-- START --

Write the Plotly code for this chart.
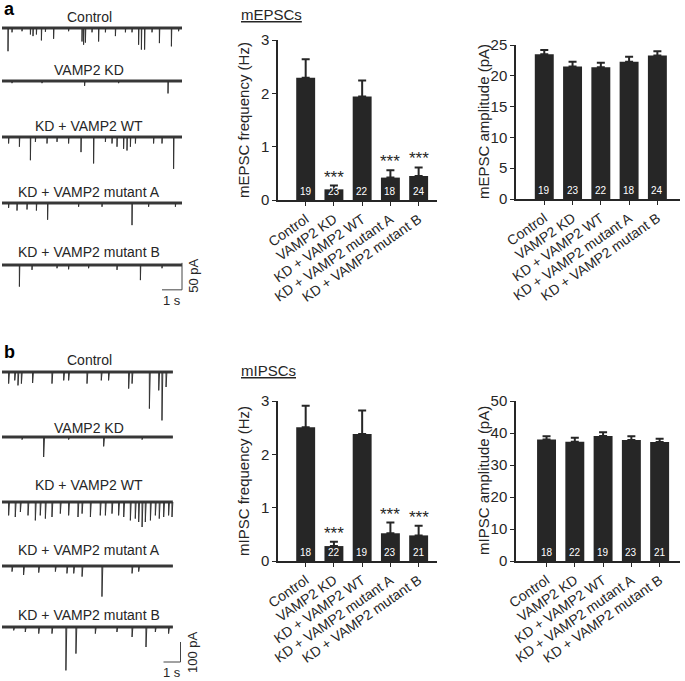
import plotly.graph_objects as go

W, H = 685, 681
FONT = "Liberation Sans, Arial, sans-serif"
INK = "#262626"

# ---------------- data ----------------
conditions = ["Control", "VAMP2 KD", "KD + VAMP2 WT", "KD + VAMP2 mutant A", "KD + VAMP2 mutant B"]

# example mEPSC recordings: event times (s) and amplitudes (pA)
mepsc_ctrl_t = [0.30, 0.50, 1.00, 1.42, 1.55, 1.72, 1.97, 2.17, 2.58, 3.33, 4.00, 4.08, 4.17, 4.50, 4.83, 5.17, 5.67, 6.17, 6.50, 6.83, 6.97, 7.13, 7.50, 7.87, 8.47, 8.83]
mepsc_ctrl_a = [43, 8, 6, 12, 15, 12, 23, 7, 20, 6, 25, 31, 27, 8, 25, 8, 15, 8, 8, 31, 40, 40, 8, 28, 34, 6]
mepsc_kd_t = [0.50, 2.00, 4.13, 5.83, 8.30]
mepsc_kd_a = [4, 4, 9, 4, 23]
mepsc_wt_t = [0.33, 0.87, 1.42, 1.67, 2.25, 2.75, 3.33, 3.95, 4.58, 5.17, 5.50, 5.75, 6.08, 6.25, 6.42, 6.67, 7.58, 8.00, 8.58]
mepsc_wt_a = [12, 18, 43, 9, 12, 9, 12, 28, 49, 9, 12, 18, 22, 25, 18, 12, 12, 12, 59]
mepsc_mutA_t = [0.33, 0.75, 1.25, 1.72, 2.28, 3.83, 5.00, 6.50, 7.33, 8.67]
mepsc_mutA_a = [9, 14, 12, 14, 31, 7, 7, 41, 7, 7]
mepsc_mutB_t = [0.87, 1.50, 2.75, 3.33, 4.33, 5.75, 6.92, 8.00]
mepsc_mutB_a = [40, 9, 6, 8, 6, 9, 28, 6]

# example mIPSC recordings: event times (s) and amplitudes (pA)
mipsc_ctrl_t = [0.39, 0.75, 0.94, 1.14, 1.80, 2.94, 3.63, 3.92, 5.00, 5.84, 6.27, 7.45, 7.65, 8.67, 9.22, 9.41, 9.65]
mipsc_ctrl_a = [58, 42, 67, 58, 55, 58, 42, 42, 58, 42, 42, 83, 58, 183, 92, 242, 75]
mipsc_kd_t = [1.18, 2.45, 3.92, 5.98, 8.24]
mipsc_kd_a = [13, 100, 13, 47, 13]
mipsc_wt_t = [0.39, 0.78, 1.08, 1.53, 1.96, 2.25, 2.55, 2.94, 3.43, 3.92, 4.47, 4.71, 5.20, 5.78, 6.08, 6.47, 6.86, 7.16, 7.55, 7.84, 8.04, 8.24, 8.43, 8.73, 9.02, 9.25, 9.51, 9.80, 10.00]
mipsc_wt_a = [67, 75, 50, 67, 92, 67, 83, 75, 58, 67, 75, 58, 75, 67, 67, 58, 67, 75, 92, 83, 100, 125, 100, 92, 67, 83, 75, 67, 75]
mipsc_mutA_t = [0.59, 1.27, 2.16, 3.14, 3.82, 4.22, 4.71, 5.88, 7.65, 8.04]
mipsc_mutA_a = [28, 45, 33, 28, 37, 37, 53, 153, 37, 28]
mipsc_mutB_t = [0.69, 1.37, 2.16, 2.94, 3.76, 4.35, 5.49, 6.76, 7.65, 8.47, 9.02, 9.80]
mipsc_mutB_a = [17, 25, 33, 33, 217, 133, 33, 25, 50, 100, 25, 33]

# summary statistics
mepsc_freq = [2.29, 0.20, 1.94, 0.42, 0.45]
mepsc_freq_err = [0.35, 0.07, 0.30, 0.14, 0.16]
mepsc_amp = [23.5, 21.5, 21.4, 22.3, 23.3]
mepsc_amp_err = [0.7, 0.8, 0.7, 0.8, 0.7]
mepsc_n = [19, 23, 22, 18, 24]

mipsc_freq = [2.51, 0.28, 2.38, 0.52, 0.48]
mipsc_freq_err = [0.40, 0.08, 0.44, 0.20, 0.18]
mipsc_amp = [38.0, 37.3, 39.1, 37.8, 37.2]
mipsc_amp_err = [1.0, 1.2, 1.1, 1.2, 1.0]
mipsc_n = [18, 22, 19, 23, 21]

significant = [False, True, False, True, True]

# ---------------- helpers ----------------
def px_x(px):
    return px / W

def px_y(py):
    return 1 - py / H

def dom_x(a, b):
    return [px_x(a), px_x(b)]

def dom_y(top, bot):
    return [px_y(bot), px_y(top)]

def recording_xy(times, amps, t_end, rise, decay):
    xs, ys = [0.0], [0.0]
    for t, a in sorted(zip(times, amps)):
        xs += [t - rise, t, t + decay]
        ys += [0.0, -a, 0.0]
    xs.append(t_end)
    ys.append(0.0)
    return xs, ys

fig = go.Figure()
layout = dict(
    width=W, height=H, autosize=False,
    margin=dict(l=0, r=0, t=0, b=0, pad=0, autoexpand=False),
    paper_bgcolor="white", plot_bgcolor="rgba(0,0,0,0)",
    showlegend=False,
    font=dict(family=FONT, color=INK, size=14),
)
annotations = []

# ---------------- example traces ----------------
rec_a = [(mepsc_ctrl_t, mepsc_ctrl_a), (mepsc_kd_t, mepsc_kd_a), (mepsc_wt_t, mepsc_wt_a),
         (mepsc_mutA_t, mepsc_mutA_a), (mepsc_mutB_t, mepsc_mutB_a)]
rec_b = [(mipsc_ctrl_t, mipsc_ctrl_a), (mipsc_kd_t, mipsc_kd_a), (mipsc_wt_t, mipsc_wt_a),
         (mipsc_mutA_t, mipsc_mutA_a), (mipsc_mutB_t, mipsc_mutB_a)]

base_a = [28, 81, 137, 203, 265]
label_a = [17, 70, 126, 192, 252]
base_b = [372, 437, 502, 566, 627]
label_b = [360, 428, 485, 550, 615]

panels = [
    dict(recs=rec_a, bases=base_a, labels=label_a, pxs=20.0, ppp=50 / 27.0, up=10, down=40,
         t_end=9.0, rise=0.004, decay=0.02, bar_len=50, bar_y=-46, bar_text="50 pA", bar_t=9.0),
    dict(recs=rec_b, bases=base_b, labels=label_b, pxs=17.0, ppp=5.0, up=10, down=52,
         t_end=10.05, rise=0.004, decay=0.05, bar_len=100, bar_y=-175, bar_text="100 pA", bar_t=10.5),
]

ax = 0
for p in panels:
    t0 = -2.0 / p["pxs"]
    t1 = t0 + 200.0 / p["pxs"]
    for i, (tt, aa) in enumerate(p["recs"]):
        ax += 1
        xn = "xaxis" if ax == 1 else f"xaxis{ax}"
        yn = "yaxis" if ax == 1 else f"yaxis{ax}"
        xr = "x" if ax == 1 else f"x{ax}"
        yr = "y" if ax == 1 else f"y{ax}"
        b = p["bases"][i]
        layout[xn] = dict(domain=dom_x(0, 200), range=[t0, t1], visible=False, anchor=yr)
        layout[yn] = dict(domain=dom_y(b - p["up"], b + p["down"]),
                          range=[-p["down"] * p["ppp"], p["up"] * p["ppp"]], visible=False, anchor=xr)
        fig.add_trace(go.Scatter(x=[0, p["t_end"]], y=[0, 0], mode="lines",
                                 line=dict(color="#3c3c3c", width=3), xaxis=xr, yaxis=yr,
                                 hoverinfo="skip"))
        xs, ys = recording_xy(tt, aa, p["t_end"], p["rise"], p["decay"])
        fig.add_trace(go.Scatter(x=xs, y=ys, mode="lines",
                                 line=dict(color="#333333", width=1), xaxis=xr, yaxis=yr,
                                 hoverinfo="skip"))
        annotations.append(dict(text=conditions[i], xref="paper", yref="paper",
                                x=px_x(89), y=px_y(p["labels"][i]), showarrow=False,
                                xanchor="center", yanchor="middle",
                                font=dict(size=14, color=INK)))
        if i == 4:
            te = p["bar_t"]
            by = p["bar_y"]
            fig.add_trace(go.Scatter(x=[te - 1, te, te], y=[by, by, by + p["bar_len"]], mode="lines",
                                     line=dict(color="#444444", width=1), xaxis=xr, yaxis=yr,
                                     hoverinfo="skip"))
            annotations.append(dict(text="1 s", xref=xr, yref=yr, x=te - 0.5, y=by,
                                    xanchor="center", yanchor="top", showarrow=False, yshift=-1,
                                    font=dict(size=13, color=INK)))
            annotations.append(dict(text=p["bar_text"], xref=xr, yref=yr, x=te,
                                    y=by + p["bar_len"] / 2, xanchor="left", yanchor="middle",
                                    showarrow=False, xshift=2, textangle=-90,
                                    font=dict(size=13, color=INK)))

# ---------------- bar charts ----------------
charts = [
    dict(vals=mepsc_freq, err=mepsc_freq_err, n=mepsc_n, stars=True, xd=(278, 437), xr=[-0.98, 4.65],
         yd=(40, 200), yr=[0, 3], dt=1, title="mEPSC frequency (Hz)", tx=243),
    dict(vals=mepsc_amp, err=mepsc_amp_err, n=mepsc_n, stars=False, xd=(516, 680), xr=[-1.0, 4.8],
         yd=(45, 199), yr=[0, 25], dt=5, title="mEPSC amplitude (pA)", tx=483),
    dict(vals=mipsc_freq, err=mipsc_freq_err, n=mipsc_n, stars=True, xd=(278, 437), xr=[-0.98, 4.65],
         yd=(401, 561), yr=[0, 3], dt=1, title="mIPSC frequency (Hz)", tx=243),
    dict(vals=mipsc_amp, err=mipsc_amp_err, n=mipsc_n, stars=False, xd=(516, 680), xr=[-1.08, 4.72],
         yd=(401, 561), yr=[0, 50], dt=10, title="mIPSC amplitude (pA)", tx=483),
]

for c in charts:
    ax += 1
    xn, yn, xr, yr = f"xaxis{ax}", f"yaxis{ax}", f"x{ax}", f"y{ax}"
    layout[xn] = dict(domain=dom_x(*c["xd"]), range=c["xr"], type="category", anchor=yr,
                      showline=True, linecolor=INK, linewidth=1.5, ticks="outside", ticklen=4,
                      tickwidth=1.2, tickcolor=INK, tickangle=-35, showgrid=False, zeroline=False,
                      tickfont=dict(size=14, color=INK), fixedrange=True)
    layout[yn] = dict(domain=dom_y(*c["yd"]), range=c["yr"], anchor=xr, dtick=c["dt"],
                      showline=True, linecolor=INK, linewidth=1.5, ticks="outside", ticklen=4,
                      tickwidth=1.2, tickcolor=INK, showgrid=False, zeroline=False,
                      tickfont=dict(size=15, color=INK), fixedrange=True)
    fig.add_trace(go.Bar(x=conditions, y=c["vals"], width=0.67, marker=dict(color=INK, line=dict(width=0)),
                         error_y=dict(type="data", symmetric=False, array=c["err"],
                                      arrayminus=[0] * len(c["err"]), color=INK, thickness=2, width=4),
                         xaxis=xr, yaxis=yr, hoverinfo="skip"))
    for cat, v, e, n, s in zip(conditions, c["vals"], c["err"], c["n"], significant):
        annotations.append(dict(text=str(n), xref=xr, yref=yr, x=cat, y=0, xanchor="center",
                                yanchor="bottom", yshift=1, showarrow=False,
                                font=dict(size=10, color="white")))
        if c["stars"] and s:
            annotations.append(dict(text="***", xref=xr, yref=yr, x=cat, y=v + e, xanchor="center",
                                    yanchor="bottom", yshift=-3, showarrow=False,
                                    font=dict(size=17, color=INK)))
    ymid = (c["yd"][0] + c["yd"][1]) / 2
    annotations.append(dict(text=c["title"], xref="paper", yref="paper", x=px_x(c["tx"]), y=px_y(ymid),
                            textangle=-90, showarrow=False, xanchor="center", yanchor="middle",
                            font=dict(size=15, color=INK)))

# titles and panel letters
annotations.append(dict(text="<u>mEPSCs</u>", xref="paper", yref="paper", x=px_x(271), y=px_y(15),
                        xanchor="center", yanchor="middle", showarrow=False,
                        font=dict(size=15, color=INK)))
annotations.append(dict(text="<u>mIPSCs</u>", xref="paper", yref="paper", x=px_x(268), y=px_y(370),
                        xanchor="center", yanchor="middle", showarrow=False,
                        font=dict(size=15, color=INK)))
annotations.append(dict(text="<b>a</b>", xref="paper", yref="paper", x=px_x(9), y=1,
                        xanchor="center", yanchor="top", yshift=3, showarrow=False,
                        font=dict(size=18, color="black")))
annotations.append(dict(text="<b>b</b>", xref="paper", yref="paper", x=px_x(9), y=px_y(352),
                        xanchor="center", yanchor="middle", showarrow=False,
                        font=dict(size=18, color="black")))

layout["annotations"] = annotations
fig.update_layout(**layout)
fig.write_html("out.html", config=dict(displayModeBar=False),
               post_script="document.body.style.margin='0';document.body.style.padding='0';")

-- END --

-- SET PROBLEM --
Pictures are excluded; extract exactly the lines from the start of the data through the line that holds "mepsc_mutB_a = [40, 9, 6, 8, 6, 9, 28, 6]", both ends included.

-- RESPONSE TO THE TASK --
Write the Plotly code for this chart.
import plotly.graph_objects as go

W, H = 685, 681
FONT = "Liberation Sans, Arial, sans-serif"
INK = "#262626"

# ---------------- data ----------------
conditions = ["Control", "VAMP2 KD", "KD + VAMP2 WT", "KD + VAMP2 mutant A", "KD + VAMP2 mutant B"]

# example mEPSC recordings: event times (s) and amplitudes (pA)
mepsc_ctrl_t = [0.30, 0.50, 1.00, 1.42, 1.55, 1.72, 1.97, 2.17, 2.58, 3.33, 4.00, 4.08, 4.17, 4.50, 4.83, 5.17, 5.67, 6.17, 6.50, 6.83, 6.97, 7.13, 7.50, 7.87, 8.47, 8.83]
mepsc_ctrl_a = [43, 8, 6, 12, 15, 12, 23, 7, 20, 6, 25, 31, 27, 8, 25, 8, 15, 8, 8, 31, 40, 40, 8, 28, 34, 6]
mepsc_kd_t = [0.50, 2.00, 4.13, 5.83, 8.30]
mepsc_kd_a = [4, 4, 9, 4, 23]
mepsc_wt_t = [0.33, 0.87, 1.42, 1.67, 2.25, 2.75, 3.33, 3.95, 4.58, 5.17, 5.50, 5.75, 6.08, 6.25, 6.42, 6.67, 7.58, 8.00, 8.58]
mepsc_wt_a = [12, 18, 43, 9, 12, 9, 12, 28, 49, 9, 12, 18, 22, 25, 18, 12, 12, 12, 59]
mepsc_mutA_t = [0.33, 0.75, 1.25, 1.72, 2.28, 3.83, 5.00, 6.50, 7.33, 8.67]
mepsc_mutA_a = [9, 14, 12, 14, 31, 7, 7, 41, 7, 7]
mepsc_mutB_t = [0.87, 1.50, 2.75, 3.33, 4.33, 5.75, 6.92, 8.00]
mepsc_mutB_a = [40, 9, 6, 8, 6, 9, 28, 6]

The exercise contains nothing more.